Срубывал он намертво приржавевшую, со стертыми гранями, гайку, которую уже невозможно было отвернуть ключом. И думал вовсе не о том, что уже чужую работу приходилось выполнять: свою смену дотянул благополучно, мог бы уйти, так сменщик почему-то задержался, а тут — поломка. Сергей пытался понять, когда оно началось, вот то мрачное и мерзкое, что вползло в его жизнь? С чего началось? Может быть, с самых счастливых дней, когда они с Настенькой нашли свою совсем было утерянную любовь? Именно с тех пор в нем поселились и боль, и отрада. Нет, он не мог кривить душой. Это было действительно так. В большое, не знающее границ чувство к
Настеньке временами врывалось вот то, о чем когда-то говорил отец и дядька Кондрат, и жалило, терзало. Правда, он всегда помнил, что сам шел на это. У него хватало мужества всякий раз подавлять в себе просыпающуюся ревность. Любовь побеждала то темное, звериное, что порой подступало к нему, и уносила его на своих чистых крыльях. Так было всегда с той памятной ноябрьской их весны сорок третьего года, когда, наконец, обрели друг друга. Потом они расстались, разлученные войной, и только письма метались между ними тревожными, торопливыми исповедями...

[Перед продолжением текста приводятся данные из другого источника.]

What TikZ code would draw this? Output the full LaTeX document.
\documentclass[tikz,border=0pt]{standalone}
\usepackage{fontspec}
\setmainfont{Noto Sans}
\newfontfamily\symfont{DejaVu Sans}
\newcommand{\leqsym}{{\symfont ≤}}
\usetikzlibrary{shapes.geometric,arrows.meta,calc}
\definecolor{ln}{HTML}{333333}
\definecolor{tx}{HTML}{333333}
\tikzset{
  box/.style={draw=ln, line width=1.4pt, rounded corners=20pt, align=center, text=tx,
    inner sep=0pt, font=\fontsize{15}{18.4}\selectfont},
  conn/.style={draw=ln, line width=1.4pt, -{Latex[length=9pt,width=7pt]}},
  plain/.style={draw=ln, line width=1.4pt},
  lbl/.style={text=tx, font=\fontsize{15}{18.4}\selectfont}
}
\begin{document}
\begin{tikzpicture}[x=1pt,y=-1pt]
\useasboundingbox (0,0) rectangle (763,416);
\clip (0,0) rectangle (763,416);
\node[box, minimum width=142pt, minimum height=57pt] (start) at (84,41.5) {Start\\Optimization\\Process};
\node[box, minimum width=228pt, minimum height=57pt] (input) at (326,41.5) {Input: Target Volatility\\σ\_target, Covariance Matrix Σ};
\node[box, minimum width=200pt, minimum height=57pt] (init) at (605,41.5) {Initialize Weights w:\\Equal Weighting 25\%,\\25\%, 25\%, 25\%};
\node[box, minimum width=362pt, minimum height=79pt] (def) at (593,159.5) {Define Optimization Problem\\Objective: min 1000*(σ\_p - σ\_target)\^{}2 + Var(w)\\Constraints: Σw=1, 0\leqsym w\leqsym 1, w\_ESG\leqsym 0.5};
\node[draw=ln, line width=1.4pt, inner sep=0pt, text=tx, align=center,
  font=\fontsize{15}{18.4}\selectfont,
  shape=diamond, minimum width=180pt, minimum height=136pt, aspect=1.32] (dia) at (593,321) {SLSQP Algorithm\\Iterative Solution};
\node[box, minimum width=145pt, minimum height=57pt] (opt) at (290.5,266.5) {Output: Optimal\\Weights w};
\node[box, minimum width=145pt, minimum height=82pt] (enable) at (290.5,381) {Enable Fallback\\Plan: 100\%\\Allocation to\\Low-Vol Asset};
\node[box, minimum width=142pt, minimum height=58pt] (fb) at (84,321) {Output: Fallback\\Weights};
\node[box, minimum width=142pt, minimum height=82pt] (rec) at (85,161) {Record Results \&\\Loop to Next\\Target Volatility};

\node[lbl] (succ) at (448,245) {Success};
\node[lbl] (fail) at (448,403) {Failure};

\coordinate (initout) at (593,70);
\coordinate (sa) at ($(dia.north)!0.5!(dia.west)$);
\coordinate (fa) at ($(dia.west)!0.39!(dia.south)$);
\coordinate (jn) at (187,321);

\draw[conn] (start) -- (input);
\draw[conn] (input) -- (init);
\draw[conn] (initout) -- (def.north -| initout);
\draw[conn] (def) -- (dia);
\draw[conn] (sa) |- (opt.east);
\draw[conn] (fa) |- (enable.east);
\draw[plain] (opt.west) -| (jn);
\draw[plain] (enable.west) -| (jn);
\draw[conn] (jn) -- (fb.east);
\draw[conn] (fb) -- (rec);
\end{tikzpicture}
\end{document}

В памяти всплыла встреча с отцом, вот та, послевоенная, когда отец поносил себя самыми последними словами за то, что не сберег мать, и плакал горькими слезами. «Я негодяй, подлый негодяй и трус», — упрямо твердил, не слушая увещеваний. Его мучила мысль, будто отсиживался в тылу, когда жена и сын подвергали свои жизни опасности. Сергей Тимофеевич помнит как поразил его тот взрыв отчаяния, граничащий с истерикой. Нет, никогда Сергей Тимофеевич не видел отца таким безвольным, как тогда. Во всем его облике неожиданно проглянула подступающая старость. Это печальное открытие поразило, ошеломило, наполнило душу жалостью. В порыве сыновней нежности он обнял отца. А слов не нашел. Да и не искал — тогда он впервые узнал, что молчание порой нужнее самых красноречивых слов.

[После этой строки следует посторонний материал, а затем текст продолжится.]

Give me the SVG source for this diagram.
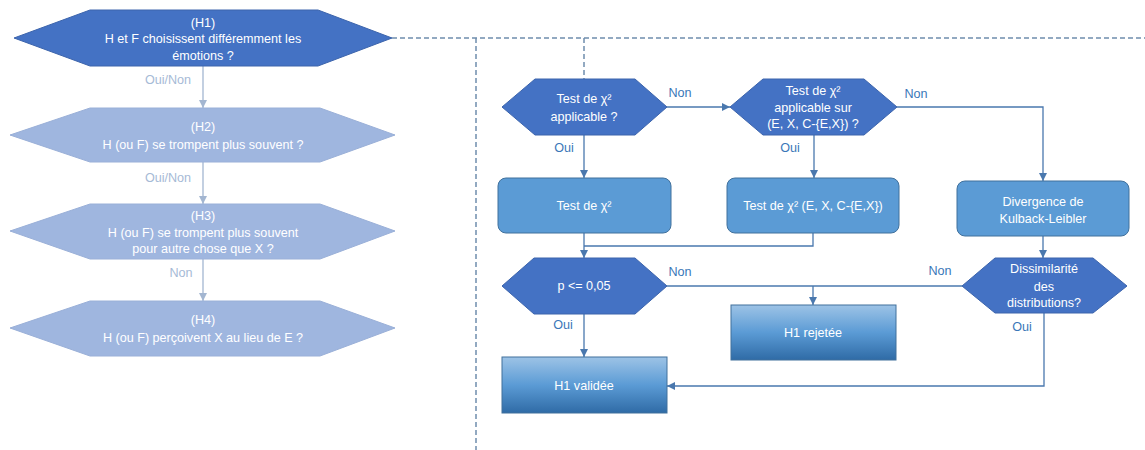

В деповской конторке почти ничего не изменилось. Разве что исчезла койка и посуды не было видно. На том же месте висел портрет матери в форме старшины медицинской службы. Отец достал из тумбочки бутылку водки. «Я уж поминал, — глухо проговорил. — Теперь давай вместе. Пусть ей будет пухом польская земля. — Посмотрел на фотокарточку, горестно покачал головой: — Далеко ты, мать, забралась. Ни дойти теперь до тебя, ни доехать... Эх, да что там!» — Схватил стакан, выпил. Как-то быстро опьянел. Стал болтливей. Но все так же почему-то при тал глаза. Появилась тетя Шура — вошла без стука, по-хозяйски. Обрадовалась, увидев его, Сергея, и вроде испугалась. Сергей отметил про себя некоторое ее замешательство и то, что с тех пор, как встречались, будто помолодела тетя Шура, расцвела. Она засуетилась, начала прибираться в конторке. И все это больше походило на видимость уборки. Вдруг все оставила, вопросительно посмотрела на его отца. «Я, наверное, пойду, Авдеич?.. Ты уж сам...» Едва она вышла, пояснил: «Тоже сама осталась. Похоронку получила еще в сорок первом, до оккупации. Душевная женщина. В год со дня смерти матери молебен заказывала... Ну, то ее дело», — поспешил уточнить. Разговор не клеился. Отец что-то не договаривал. Все это тяготило его, Сергея. Он заторопился к шестичасовому поезду, хотя думал ехать последним. Отец не удерживал. По пути на вокзал в сознании вдруг слилось воедино увиденное, услышанное, и он растерялся: «Как? Слезы по матери и в то же время... Тетя Шура? Но тогда тем более непонятно поведение отца. Почему он изворачивается?..» Много этих «почему» возникло под тревожный перестук колес в темном, промозглом вагоне рабочего поезда. Отец ведь так и не выбрал времени побывать у Настеньки. Не навестил даже тогда, когда появился Ростик! Не догадался предложить помощь. Не сделал первого шага к признанию ее своей дочкой. А Настенька тем более не могла прийти к нему незванной. Они ведь с Сергеем не были расписаны.